▶ Source code of charts
• • •
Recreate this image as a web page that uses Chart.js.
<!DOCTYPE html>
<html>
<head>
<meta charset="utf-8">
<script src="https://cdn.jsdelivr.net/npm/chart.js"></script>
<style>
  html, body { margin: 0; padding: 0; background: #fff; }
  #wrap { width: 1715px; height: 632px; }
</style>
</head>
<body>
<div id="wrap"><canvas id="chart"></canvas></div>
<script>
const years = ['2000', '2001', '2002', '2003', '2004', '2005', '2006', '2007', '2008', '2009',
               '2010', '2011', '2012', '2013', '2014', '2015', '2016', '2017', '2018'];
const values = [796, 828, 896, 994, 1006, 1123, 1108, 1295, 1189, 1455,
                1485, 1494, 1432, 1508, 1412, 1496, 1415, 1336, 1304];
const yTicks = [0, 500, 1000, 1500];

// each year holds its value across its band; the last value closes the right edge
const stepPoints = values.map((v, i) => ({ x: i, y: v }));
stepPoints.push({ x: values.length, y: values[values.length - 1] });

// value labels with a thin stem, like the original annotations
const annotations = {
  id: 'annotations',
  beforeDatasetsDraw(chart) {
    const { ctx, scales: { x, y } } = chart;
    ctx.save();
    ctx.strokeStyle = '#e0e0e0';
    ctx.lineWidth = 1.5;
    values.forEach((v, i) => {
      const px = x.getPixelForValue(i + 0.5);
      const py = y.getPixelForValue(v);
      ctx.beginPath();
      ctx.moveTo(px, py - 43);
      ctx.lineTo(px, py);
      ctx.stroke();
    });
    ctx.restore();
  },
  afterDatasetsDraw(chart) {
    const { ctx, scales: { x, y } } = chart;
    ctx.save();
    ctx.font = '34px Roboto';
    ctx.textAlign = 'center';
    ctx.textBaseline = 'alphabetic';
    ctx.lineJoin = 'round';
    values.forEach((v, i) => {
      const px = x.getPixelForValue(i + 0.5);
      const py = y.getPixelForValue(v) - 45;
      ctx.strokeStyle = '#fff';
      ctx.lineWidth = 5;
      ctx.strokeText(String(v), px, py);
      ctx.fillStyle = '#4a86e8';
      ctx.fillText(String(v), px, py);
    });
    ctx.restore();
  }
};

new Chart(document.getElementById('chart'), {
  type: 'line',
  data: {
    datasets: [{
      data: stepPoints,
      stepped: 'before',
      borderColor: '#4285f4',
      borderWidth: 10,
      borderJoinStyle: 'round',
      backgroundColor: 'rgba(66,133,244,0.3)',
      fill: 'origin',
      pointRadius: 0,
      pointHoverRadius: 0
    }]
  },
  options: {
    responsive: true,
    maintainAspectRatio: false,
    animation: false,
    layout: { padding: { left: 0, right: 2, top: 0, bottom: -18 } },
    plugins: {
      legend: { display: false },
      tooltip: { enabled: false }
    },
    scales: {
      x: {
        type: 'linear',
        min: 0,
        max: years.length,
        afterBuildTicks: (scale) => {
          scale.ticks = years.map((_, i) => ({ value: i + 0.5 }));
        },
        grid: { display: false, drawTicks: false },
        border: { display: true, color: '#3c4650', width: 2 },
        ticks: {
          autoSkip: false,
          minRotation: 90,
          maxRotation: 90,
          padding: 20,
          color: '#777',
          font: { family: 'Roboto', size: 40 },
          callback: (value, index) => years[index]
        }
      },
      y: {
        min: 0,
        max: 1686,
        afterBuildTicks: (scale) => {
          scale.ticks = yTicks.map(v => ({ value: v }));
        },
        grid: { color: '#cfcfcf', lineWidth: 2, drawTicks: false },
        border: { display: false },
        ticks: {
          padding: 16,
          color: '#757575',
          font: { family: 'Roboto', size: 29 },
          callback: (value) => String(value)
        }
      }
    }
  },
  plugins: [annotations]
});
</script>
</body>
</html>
• • •
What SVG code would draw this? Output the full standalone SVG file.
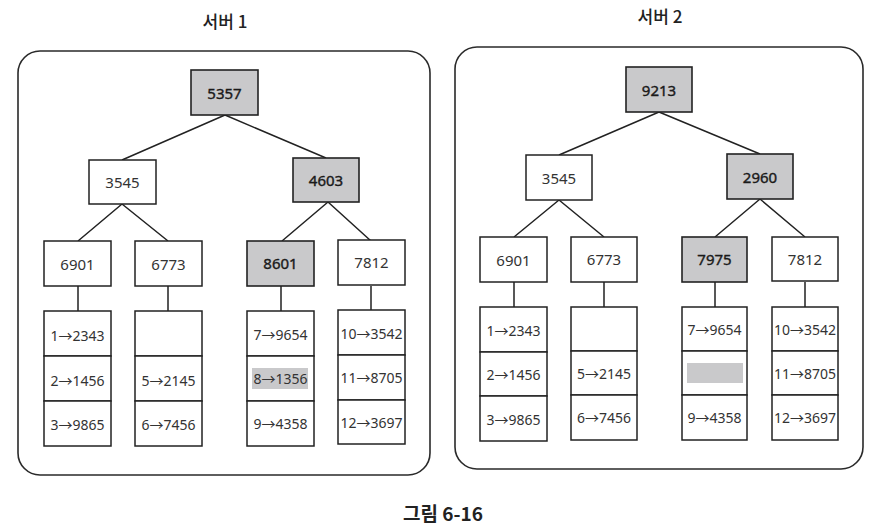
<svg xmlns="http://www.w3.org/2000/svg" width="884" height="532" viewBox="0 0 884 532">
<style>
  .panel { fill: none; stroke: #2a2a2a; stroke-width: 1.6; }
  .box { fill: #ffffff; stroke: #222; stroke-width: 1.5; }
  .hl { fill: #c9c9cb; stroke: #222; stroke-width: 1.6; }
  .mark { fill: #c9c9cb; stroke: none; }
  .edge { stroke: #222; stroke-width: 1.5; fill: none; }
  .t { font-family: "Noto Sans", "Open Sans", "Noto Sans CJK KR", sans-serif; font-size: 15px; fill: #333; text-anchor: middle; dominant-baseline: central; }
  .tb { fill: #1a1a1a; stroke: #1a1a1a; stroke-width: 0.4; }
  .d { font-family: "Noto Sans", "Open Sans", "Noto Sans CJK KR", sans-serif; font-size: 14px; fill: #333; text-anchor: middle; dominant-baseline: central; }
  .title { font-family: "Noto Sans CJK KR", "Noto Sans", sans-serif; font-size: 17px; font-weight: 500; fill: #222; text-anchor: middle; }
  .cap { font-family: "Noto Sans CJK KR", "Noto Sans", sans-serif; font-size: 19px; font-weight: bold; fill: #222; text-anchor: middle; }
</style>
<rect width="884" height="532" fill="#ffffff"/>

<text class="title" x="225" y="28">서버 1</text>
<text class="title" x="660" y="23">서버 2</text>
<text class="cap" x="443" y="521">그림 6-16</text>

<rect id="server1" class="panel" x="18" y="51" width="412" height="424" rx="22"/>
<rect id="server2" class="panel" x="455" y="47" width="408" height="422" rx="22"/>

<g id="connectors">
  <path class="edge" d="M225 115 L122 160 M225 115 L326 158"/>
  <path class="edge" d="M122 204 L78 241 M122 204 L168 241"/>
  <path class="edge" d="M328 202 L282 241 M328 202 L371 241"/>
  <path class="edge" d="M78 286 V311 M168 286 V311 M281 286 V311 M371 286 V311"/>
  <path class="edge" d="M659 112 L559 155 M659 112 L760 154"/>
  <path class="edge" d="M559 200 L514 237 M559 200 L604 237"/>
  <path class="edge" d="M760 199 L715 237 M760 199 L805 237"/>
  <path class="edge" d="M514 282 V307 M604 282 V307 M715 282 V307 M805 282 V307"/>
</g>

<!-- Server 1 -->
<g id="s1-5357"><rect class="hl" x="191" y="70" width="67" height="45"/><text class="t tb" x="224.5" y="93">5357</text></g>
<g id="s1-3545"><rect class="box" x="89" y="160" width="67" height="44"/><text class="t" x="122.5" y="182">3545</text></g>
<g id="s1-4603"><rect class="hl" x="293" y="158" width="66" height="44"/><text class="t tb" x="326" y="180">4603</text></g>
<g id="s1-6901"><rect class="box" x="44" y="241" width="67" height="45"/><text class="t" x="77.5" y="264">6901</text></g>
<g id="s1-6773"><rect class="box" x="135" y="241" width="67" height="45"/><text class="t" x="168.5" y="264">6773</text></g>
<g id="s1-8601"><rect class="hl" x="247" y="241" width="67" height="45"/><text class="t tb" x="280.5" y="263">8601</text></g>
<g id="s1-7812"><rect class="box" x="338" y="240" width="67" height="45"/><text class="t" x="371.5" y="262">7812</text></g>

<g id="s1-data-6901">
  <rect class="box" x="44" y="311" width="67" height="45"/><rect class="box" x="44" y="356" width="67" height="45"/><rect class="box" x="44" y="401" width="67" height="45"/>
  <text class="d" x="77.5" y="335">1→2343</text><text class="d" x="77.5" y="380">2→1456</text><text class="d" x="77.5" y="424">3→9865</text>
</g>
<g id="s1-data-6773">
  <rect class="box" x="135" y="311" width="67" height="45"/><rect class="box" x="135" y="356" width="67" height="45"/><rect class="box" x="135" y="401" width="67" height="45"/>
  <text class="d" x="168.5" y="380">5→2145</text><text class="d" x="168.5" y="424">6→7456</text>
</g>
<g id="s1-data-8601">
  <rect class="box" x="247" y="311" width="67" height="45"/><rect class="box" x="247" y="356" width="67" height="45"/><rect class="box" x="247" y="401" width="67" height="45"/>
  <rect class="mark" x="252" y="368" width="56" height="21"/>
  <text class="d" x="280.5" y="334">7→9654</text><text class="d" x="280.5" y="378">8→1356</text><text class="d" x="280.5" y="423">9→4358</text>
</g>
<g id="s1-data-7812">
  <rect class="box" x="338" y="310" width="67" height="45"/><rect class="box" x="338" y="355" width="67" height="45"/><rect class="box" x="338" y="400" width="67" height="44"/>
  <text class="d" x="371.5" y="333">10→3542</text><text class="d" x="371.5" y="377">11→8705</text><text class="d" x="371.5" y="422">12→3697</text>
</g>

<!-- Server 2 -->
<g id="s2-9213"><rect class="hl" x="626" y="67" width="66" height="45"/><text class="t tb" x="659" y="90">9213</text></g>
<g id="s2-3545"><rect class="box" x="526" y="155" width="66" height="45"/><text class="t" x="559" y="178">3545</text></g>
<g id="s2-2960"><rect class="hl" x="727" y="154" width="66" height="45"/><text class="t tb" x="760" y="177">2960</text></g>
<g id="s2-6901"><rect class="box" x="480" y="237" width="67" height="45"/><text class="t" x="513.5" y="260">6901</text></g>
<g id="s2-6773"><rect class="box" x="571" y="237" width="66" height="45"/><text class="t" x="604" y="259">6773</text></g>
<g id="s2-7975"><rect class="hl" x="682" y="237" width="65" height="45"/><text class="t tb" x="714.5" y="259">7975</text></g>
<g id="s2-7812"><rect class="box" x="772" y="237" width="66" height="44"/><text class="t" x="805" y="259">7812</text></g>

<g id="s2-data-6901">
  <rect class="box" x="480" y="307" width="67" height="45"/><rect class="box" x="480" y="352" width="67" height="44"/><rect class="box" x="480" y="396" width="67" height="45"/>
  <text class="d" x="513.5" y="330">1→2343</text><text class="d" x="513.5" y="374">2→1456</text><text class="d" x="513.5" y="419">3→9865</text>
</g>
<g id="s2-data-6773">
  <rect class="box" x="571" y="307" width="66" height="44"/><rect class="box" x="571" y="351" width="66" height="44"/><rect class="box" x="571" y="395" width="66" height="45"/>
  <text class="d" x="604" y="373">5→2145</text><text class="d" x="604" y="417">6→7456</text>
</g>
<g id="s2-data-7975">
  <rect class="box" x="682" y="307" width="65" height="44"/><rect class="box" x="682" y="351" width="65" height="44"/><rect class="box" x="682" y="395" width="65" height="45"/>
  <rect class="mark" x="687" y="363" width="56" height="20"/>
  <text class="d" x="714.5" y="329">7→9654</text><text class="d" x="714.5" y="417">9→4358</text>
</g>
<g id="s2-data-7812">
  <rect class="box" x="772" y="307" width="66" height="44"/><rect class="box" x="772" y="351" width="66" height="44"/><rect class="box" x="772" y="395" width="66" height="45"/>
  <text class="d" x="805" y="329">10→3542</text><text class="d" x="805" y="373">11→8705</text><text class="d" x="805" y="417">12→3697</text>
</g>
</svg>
• • •
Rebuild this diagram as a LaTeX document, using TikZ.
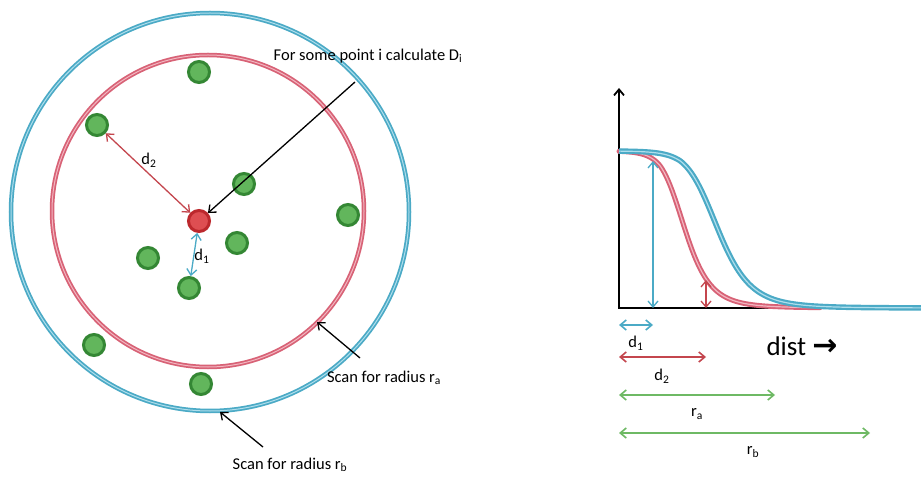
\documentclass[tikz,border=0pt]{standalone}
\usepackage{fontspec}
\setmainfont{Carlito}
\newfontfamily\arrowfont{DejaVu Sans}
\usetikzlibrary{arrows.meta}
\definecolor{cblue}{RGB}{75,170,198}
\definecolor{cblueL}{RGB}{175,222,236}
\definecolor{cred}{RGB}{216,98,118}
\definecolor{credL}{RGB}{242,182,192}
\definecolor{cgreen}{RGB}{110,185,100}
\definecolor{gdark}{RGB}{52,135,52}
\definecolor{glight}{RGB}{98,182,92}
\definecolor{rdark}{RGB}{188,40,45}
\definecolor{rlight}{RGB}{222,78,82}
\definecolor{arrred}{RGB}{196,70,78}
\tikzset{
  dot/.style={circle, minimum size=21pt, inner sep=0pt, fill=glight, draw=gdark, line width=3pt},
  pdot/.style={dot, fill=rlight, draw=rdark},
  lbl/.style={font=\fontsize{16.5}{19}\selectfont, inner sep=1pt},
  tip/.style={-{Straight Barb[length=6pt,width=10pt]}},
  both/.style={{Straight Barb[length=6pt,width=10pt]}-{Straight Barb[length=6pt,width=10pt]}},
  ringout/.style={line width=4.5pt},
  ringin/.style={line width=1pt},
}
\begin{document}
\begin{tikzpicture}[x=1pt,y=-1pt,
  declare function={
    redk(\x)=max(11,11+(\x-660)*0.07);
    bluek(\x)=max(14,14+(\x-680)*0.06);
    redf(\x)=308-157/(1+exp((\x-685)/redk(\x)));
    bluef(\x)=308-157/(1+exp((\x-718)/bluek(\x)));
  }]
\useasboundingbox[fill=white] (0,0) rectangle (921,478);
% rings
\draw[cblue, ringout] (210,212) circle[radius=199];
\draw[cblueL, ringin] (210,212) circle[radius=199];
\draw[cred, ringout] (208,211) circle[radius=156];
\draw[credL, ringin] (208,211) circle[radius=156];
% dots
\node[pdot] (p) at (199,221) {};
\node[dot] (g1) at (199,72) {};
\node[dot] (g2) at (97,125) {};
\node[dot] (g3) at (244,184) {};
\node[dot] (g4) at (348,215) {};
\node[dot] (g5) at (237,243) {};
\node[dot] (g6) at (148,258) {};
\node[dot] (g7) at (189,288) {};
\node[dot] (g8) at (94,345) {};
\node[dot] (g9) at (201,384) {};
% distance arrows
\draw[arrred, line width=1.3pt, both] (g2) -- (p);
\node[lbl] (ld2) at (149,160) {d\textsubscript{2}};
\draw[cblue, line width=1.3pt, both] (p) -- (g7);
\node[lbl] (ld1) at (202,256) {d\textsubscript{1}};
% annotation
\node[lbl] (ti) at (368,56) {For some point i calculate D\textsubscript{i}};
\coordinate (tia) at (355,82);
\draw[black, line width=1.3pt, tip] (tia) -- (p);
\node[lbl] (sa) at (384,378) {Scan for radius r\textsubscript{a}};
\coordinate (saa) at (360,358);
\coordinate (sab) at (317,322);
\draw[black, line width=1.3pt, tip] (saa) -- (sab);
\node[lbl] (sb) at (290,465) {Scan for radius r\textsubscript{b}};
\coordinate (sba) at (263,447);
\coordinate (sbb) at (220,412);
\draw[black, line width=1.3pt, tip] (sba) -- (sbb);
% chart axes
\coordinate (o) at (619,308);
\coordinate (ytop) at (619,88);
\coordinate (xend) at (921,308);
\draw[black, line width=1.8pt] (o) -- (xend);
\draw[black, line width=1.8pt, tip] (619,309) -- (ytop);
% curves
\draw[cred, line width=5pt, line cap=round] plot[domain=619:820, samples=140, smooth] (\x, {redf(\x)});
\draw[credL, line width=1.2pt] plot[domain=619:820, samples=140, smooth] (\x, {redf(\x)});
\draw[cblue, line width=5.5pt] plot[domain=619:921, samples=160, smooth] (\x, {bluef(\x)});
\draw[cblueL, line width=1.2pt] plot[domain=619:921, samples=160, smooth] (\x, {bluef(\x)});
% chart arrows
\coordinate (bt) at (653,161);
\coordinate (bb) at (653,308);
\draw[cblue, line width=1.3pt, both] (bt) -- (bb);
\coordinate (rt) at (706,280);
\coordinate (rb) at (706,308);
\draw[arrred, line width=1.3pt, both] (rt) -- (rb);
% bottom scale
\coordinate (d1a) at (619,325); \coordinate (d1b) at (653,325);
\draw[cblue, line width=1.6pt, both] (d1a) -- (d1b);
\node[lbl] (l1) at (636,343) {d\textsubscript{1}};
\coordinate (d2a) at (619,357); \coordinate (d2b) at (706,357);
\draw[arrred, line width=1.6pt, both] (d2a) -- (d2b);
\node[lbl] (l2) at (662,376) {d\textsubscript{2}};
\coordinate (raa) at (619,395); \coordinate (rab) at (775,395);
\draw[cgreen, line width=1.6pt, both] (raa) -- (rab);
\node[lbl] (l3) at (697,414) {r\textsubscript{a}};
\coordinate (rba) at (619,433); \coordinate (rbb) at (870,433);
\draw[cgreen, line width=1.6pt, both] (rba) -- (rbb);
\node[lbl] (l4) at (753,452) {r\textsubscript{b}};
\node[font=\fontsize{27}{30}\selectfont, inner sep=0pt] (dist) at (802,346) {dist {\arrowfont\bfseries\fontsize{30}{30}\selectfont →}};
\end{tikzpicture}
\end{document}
• • •
▶ PROBLEM REQUIREMENTS
Output exactly those lines that lie from the line with "Recreate this image" through the line with "values.length, y: values[values.length", with both of those lines included.

▶ TASK RESULT
Recreate this image as a web page that uses Chart.js.
<!DOCTYPE html>
<html>
<head>
<meta charset="utf-8">
<script src="https://cdn.jsdelivr.net/npm/chart.js"></script>
<style>
  html, body { margin: 0; padding: 0; background: #fff; }
  #wrap { width: 1715px; height: 632px; }
</style>
</head>
<body>
<div id="wrap"><canvas id="chart"></canvas></div>
<script>
const years = ['2000', '2001', '2002', '2003', '2004', '2005', '2006', '2007', '2008', '2009',
               '2010', '2011', '2012', '2013', '2014', '2015', '2016', '2017', '2018'];
const values = [796, 828, 896, 994, 1006, 1123, 1108, 1295, 1189, 1455,
                1485, 1494, 1432, 1508, 1412, 1496, 1415, 1336, 1304];
const yTicks = [0, 500, 1000, 1500];

// each year holds its value across its band; the last value closes the right edge
const stepPoints = values.map((v, i) => ({ x: i, y: v }));
stepPoints.push({ x: values.length, y: values[values.length - 1] });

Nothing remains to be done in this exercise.